# Persian: She suddenly felt tired.



## seitt

Greetings

My sentence for translation:
“His wife suddenly felt tired, so he took her home.

Best wishes, and many thanks,

Simon


----------



## Treaty

Hi,

Formal: همسرش ناگهان احساس خستگی کرد، پس اورا به خانه برد 
Informal: زنش یهو احساس خستگی کرد، پس بردش خونه


----------



## searcher123

Colloquial (fairly joking and used just by near friends): زنش يهو تلنگش/جونش در رفت، بردش خونه
Colloquial (fairly impolite): زنش يهو *زپرتش قمصو﴿ر﴾* شد، بردش خونه
Colloquial (very impolite): زنش يهو جون از كونش در رفت، بردش خونه


----------



## seitt

Thank you so much, such linguistic riches! (Though the poor wife may see it differently!)


> يهو زپرتش قمصو شد


Please could you give me the exact pronunciation for this? I guess it's a punning mixture of زرتی (pronounced 'zerti', isn't it? It's just come up in another thread.) and زرتش قمصو﴿ر﴾ شد - do you agree with my analysis?


----------



## searcher123

seitt said:


> (...)Please could you give me the exact pronunciation for this?(...)


Yeho Zepertesh Ghamsoo(r) shod.



seitt said:


> (...) I guess it's a  punning mixture of زرتی (pronounced 'zerti', isn't it? It's just come  up in another thread.) and زرتش قمصو﴿ر﴾ شد - do you agree with my  analysis?


To be honest, I have not any idea at all. I just can say زرتش is wrong and I have not heard it to now in any conversation.


----------



## seitt

Many thanks, excellent, indeed, what you say is borne out here: http://www.forvo.com/word/زرتش_قمصور_شده/
Btw, what meanings would you assign to زرت and زپرت?


----------



## seitt

> زنش يهو تلنگش/جونش در رفت، بردش خونه.


Whoops, I nearly missed this one: how is تلنگ pronounced, please?

And, if it has a meaning, what does it mean? Perhaps it's like زرت and زپرت and doesn't really mean anything outside its particular idiom?


----------



## searcher123

seitt said:


> Many thanks, excellent, indeed, what you say is borne out here: http://www.forvo.com/word/زرتش_قمصور_شده/
> Btw, what meanings would you assign to زرت and زپرت?
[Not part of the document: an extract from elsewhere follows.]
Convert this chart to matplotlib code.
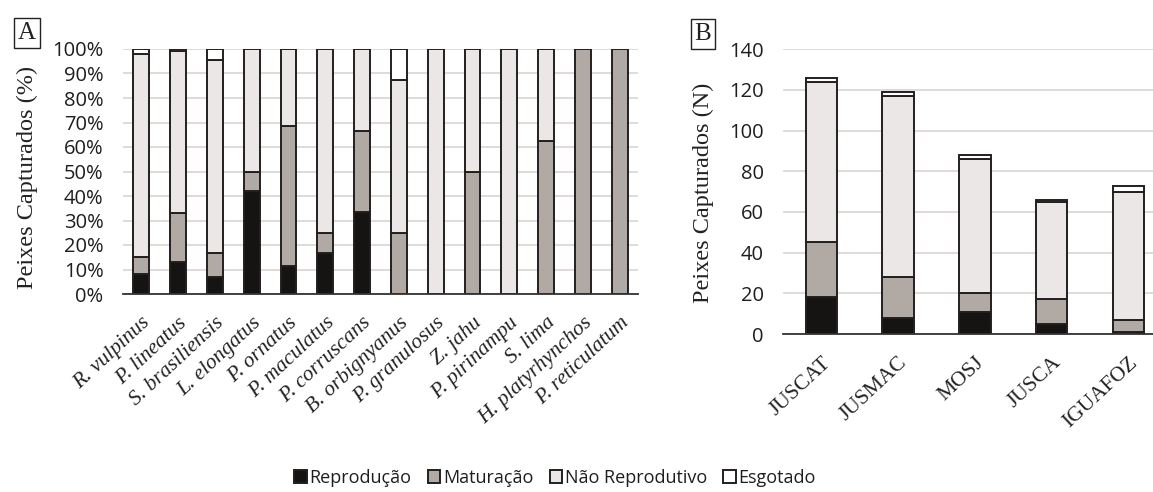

Well, unfortunately your meaning is not clear to me in this question. Can you explain it much more, please?



seitt said:


> Whoops, I nearly missed this one: how is تلنگ pronounced, please?
> 
> And, if it has a meaning, what does it mean? Perhaps it's like زرت and زپرت and doesn't really mean anything outside its particular idiom?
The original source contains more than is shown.